Stop breeding animals for display!
Transition to a park with animatronic animals: The Future is Now
Batu is an orangutan born at the Philadelphia Zoo in 2009 to be bred and displayed for human visitors. She will never experience her native habitat of North Sumatra. In May 2021, she was separated from her family and shipped cross country to the Woodland Park Zoo in Seattle WA. She will be bred with a male orangutan to produce more orangutans for display in various zoos.
Please click image below to play a one minute video
Do you like going to the zoo?
Why? Please consider that what you see as harmless family entertainment involves exploiting animals who did not choose to be denied most every natural instinct to be put on display for you.
Since the eye-opening documentary ‘Blackfish’, the world has awakened to the cruelty of keeping marine animals confined to tanks, and now zoos are under fire for their similar inadequate enclosures and misguided breeding of exotic animal species.
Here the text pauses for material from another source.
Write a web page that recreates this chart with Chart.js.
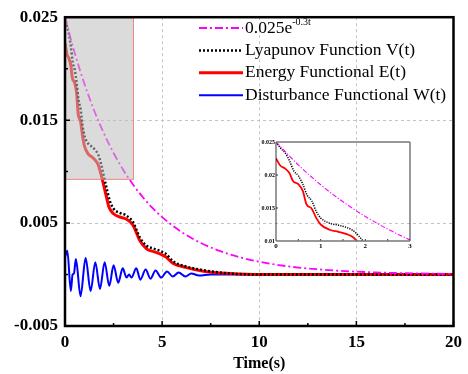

The documentary The Conservation Game, now streaming, further highlights the problems with confining intelligent, sensitive animals outside of their natural habitats and the consequences of breeding more for display
“America’s First Zoo”
The Philadelphia Zoo bills itself as the nation’s first zoo, but is that a good thing, or is it still stuck in the past? The Philly Zoo is also one of the smallest in the country – displaying 1300 animals on just 42 acres, with much of the space taken up with entertainment attractions for human visitors including a beer garden, gift shops, swan boat rides and a carousel.
It’s time for change
Our vision is to turn the Philadelphia Zoo into a world-class center that other zoos may emulate, including transitioning the Zoo from an assortment of captive-bred exotic live animals on display to a humane alternative featuring animatronic animals (similar to the “Staying Power: Be Distinct, or Go Extinct” animatronic dinosaur exhibit on display summer 2023 at the Philadelphia Zoo).
There is already movement worldwide in this direction. For example, a hyper-realistic animatronic dolphin is now available for a “swimming with the dolphins” experience that doesn’t harm a single cetacean, and the 140-year old, 44-acre Buenos Aires Zoo, similarly sized to the 42 acre Philadelphia Zoo, has transitioned to a ecopark. The 2,500 animals previously confined there were moved to nature reserves.
We reached out to the new Philadelphia Zoo CEO, Jo-Elle Mogerman, who did not acknowledge our message. Now it’s time to bring it to the people and patrons of the zoo! The future is now.